**GIVEN INSTRUCTION**
Some lines in the listing below may include the string "this". How many are there? Give only the number.

**Records with drawing code**
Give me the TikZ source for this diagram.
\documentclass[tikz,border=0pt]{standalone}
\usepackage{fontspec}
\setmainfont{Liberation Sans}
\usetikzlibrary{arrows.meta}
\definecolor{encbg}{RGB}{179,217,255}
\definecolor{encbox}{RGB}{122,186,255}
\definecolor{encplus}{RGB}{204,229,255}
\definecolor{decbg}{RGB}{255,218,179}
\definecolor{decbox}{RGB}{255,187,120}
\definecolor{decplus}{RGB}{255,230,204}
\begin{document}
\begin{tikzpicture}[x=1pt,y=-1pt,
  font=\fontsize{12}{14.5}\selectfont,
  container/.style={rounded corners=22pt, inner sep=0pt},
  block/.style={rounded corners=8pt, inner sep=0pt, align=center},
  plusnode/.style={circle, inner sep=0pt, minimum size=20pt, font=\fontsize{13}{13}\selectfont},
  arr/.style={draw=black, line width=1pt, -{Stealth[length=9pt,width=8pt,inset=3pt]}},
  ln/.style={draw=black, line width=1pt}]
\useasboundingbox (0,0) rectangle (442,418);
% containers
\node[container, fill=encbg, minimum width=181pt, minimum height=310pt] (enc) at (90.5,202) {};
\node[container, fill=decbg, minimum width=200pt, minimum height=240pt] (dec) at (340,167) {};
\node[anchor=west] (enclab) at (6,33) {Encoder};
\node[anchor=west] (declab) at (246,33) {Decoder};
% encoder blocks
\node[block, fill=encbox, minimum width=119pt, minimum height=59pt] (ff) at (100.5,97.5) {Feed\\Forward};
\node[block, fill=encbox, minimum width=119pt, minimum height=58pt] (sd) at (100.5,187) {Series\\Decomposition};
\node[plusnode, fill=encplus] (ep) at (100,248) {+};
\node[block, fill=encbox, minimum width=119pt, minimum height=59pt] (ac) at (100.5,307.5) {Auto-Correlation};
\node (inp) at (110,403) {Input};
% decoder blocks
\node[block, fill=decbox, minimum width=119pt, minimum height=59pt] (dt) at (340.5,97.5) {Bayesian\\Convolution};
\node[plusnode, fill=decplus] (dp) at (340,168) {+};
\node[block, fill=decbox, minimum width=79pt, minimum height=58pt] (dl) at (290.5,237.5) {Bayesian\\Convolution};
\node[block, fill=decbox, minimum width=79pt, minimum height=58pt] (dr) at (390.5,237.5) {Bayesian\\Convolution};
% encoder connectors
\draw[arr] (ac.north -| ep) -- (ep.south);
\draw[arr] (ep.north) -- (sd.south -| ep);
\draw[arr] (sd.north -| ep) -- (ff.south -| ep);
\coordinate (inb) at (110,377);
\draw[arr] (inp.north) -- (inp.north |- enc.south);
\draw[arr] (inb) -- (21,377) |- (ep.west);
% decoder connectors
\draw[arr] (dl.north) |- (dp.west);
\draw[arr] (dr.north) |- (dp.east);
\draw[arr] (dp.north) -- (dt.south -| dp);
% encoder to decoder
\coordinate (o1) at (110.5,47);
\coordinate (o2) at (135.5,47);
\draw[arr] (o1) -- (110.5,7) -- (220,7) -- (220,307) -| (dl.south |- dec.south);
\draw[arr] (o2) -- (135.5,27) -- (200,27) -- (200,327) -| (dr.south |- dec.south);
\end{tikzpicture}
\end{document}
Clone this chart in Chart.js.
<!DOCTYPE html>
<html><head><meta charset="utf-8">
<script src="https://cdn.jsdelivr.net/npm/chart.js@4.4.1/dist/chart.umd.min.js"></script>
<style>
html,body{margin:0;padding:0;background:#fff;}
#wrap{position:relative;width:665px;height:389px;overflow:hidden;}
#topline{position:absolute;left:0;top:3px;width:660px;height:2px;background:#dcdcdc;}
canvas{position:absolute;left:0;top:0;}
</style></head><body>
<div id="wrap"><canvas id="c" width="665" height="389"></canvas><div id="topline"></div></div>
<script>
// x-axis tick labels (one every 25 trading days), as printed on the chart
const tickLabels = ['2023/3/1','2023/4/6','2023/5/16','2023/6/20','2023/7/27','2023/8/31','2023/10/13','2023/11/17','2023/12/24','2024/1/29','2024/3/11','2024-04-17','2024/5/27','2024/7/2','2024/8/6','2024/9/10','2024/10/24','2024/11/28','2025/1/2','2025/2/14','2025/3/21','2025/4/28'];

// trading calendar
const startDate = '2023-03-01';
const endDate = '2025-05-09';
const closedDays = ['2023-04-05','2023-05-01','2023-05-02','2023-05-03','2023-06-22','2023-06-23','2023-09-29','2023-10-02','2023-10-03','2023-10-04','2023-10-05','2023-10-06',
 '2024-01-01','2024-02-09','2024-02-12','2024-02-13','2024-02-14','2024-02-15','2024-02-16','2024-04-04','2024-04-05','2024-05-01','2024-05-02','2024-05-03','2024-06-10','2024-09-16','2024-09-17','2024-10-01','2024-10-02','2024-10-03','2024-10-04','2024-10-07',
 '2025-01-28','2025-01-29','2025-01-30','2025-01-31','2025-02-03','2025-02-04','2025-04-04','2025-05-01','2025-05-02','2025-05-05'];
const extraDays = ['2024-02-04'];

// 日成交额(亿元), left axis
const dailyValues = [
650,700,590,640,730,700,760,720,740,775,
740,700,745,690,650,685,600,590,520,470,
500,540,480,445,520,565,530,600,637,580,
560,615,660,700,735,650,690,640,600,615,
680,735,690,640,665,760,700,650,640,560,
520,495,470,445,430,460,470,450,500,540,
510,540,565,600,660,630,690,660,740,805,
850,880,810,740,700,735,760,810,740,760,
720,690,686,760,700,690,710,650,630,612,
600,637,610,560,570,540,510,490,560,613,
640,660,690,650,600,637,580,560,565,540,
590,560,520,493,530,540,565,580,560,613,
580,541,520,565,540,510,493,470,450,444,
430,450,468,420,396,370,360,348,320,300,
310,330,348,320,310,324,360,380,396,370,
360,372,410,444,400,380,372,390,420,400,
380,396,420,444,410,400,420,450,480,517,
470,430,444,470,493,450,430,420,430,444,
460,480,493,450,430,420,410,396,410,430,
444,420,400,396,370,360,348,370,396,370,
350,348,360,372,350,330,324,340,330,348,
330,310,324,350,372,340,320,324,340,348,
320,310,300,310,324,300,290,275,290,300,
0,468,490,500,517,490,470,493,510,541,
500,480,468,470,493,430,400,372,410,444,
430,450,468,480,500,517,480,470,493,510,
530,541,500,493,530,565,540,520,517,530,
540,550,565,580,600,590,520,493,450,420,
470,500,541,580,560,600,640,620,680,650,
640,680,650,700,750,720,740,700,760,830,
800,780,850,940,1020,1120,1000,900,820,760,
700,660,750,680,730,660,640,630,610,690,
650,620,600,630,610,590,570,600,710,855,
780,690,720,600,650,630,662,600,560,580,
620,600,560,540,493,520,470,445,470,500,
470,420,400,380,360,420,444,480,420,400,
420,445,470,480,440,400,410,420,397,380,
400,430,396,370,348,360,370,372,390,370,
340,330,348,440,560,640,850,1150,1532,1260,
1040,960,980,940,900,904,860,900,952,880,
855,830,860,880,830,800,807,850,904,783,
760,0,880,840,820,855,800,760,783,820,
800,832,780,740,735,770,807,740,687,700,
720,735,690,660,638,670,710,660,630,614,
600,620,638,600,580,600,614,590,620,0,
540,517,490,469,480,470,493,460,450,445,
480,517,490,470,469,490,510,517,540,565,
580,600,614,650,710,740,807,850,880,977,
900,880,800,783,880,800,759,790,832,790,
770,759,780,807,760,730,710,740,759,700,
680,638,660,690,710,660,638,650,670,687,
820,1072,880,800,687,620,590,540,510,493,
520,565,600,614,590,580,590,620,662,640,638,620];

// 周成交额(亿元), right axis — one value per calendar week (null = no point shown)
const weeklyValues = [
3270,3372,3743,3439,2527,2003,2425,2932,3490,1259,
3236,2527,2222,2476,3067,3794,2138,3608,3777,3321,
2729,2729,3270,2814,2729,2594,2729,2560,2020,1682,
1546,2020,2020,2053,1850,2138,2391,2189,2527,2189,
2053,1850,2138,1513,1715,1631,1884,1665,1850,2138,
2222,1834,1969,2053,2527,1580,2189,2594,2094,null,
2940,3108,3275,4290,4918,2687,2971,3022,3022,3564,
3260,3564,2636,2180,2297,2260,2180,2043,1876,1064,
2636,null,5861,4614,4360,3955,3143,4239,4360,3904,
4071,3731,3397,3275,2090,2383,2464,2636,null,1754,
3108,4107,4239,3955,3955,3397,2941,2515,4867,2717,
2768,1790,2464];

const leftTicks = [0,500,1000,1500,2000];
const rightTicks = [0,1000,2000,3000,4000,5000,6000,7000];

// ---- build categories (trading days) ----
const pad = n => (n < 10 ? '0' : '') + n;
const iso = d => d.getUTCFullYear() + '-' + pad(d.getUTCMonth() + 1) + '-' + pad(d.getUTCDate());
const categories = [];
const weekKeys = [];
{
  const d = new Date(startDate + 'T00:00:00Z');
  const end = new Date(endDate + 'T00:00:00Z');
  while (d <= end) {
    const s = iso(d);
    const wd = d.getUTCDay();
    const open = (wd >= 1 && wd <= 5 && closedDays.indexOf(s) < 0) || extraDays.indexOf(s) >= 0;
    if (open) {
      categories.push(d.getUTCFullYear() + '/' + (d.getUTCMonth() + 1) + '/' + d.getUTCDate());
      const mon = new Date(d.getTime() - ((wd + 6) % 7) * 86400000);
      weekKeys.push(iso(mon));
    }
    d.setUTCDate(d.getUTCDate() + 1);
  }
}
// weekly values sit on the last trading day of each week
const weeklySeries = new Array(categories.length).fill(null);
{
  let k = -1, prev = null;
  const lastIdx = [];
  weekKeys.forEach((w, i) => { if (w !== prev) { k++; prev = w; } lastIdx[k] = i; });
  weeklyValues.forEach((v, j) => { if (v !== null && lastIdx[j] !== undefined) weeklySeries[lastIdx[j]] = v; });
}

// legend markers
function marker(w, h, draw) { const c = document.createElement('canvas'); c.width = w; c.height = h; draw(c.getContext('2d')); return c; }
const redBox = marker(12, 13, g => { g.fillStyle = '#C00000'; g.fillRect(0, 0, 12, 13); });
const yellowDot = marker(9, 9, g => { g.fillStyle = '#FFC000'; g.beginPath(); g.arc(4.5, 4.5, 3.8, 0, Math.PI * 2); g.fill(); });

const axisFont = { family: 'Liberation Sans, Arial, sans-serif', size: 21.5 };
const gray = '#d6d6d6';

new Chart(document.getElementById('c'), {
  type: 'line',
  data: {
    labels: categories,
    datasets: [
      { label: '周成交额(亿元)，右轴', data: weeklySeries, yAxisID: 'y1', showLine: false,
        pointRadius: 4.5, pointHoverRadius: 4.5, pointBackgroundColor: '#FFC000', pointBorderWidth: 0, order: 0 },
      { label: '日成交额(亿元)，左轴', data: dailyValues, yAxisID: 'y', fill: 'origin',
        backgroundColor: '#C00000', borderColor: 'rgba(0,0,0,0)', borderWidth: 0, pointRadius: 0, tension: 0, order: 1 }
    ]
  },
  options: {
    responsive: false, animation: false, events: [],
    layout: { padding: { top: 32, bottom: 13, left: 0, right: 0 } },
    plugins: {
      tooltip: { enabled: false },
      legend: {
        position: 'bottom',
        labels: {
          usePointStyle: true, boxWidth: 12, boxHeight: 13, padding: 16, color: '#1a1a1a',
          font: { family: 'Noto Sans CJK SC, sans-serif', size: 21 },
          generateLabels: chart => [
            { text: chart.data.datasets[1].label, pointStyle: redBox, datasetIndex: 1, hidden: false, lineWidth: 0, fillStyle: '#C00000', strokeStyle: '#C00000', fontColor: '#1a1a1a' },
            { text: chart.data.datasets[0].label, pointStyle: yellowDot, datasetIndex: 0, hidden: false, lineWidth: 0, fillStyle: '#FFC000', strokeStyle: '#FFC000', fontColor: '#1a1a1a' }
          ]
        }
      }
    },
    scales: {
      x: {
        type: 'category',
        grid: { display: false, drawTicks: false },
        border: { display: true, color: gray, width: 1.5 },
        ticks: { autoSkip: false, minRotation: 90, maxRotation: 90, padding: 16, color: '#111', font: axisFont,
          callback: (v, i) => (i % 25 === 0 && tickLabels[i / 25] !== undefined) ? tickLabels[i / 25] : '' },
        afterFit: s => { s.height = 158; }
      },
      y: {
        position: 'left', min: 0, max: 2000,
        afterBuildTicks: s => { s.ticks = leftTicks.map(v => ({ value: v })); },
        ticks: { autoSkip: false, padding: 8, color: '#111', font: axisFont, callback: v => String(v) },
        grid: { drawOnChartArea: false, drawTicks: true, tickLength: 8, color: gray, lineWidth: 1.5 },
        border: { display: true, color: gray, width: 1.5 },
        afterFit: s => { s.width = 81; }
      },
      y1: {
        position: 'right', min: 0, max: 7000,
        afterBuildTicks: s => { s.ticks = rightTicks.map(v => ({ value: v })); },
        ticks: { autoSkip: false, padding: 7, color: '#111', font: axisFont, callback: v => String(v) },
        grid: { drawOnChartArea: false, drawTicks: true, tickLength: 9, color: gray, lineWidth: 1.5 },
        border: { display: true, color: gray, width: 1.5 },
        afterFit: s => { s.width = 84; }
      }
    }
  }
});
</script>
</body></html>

**SOLVED PROBLEM**
2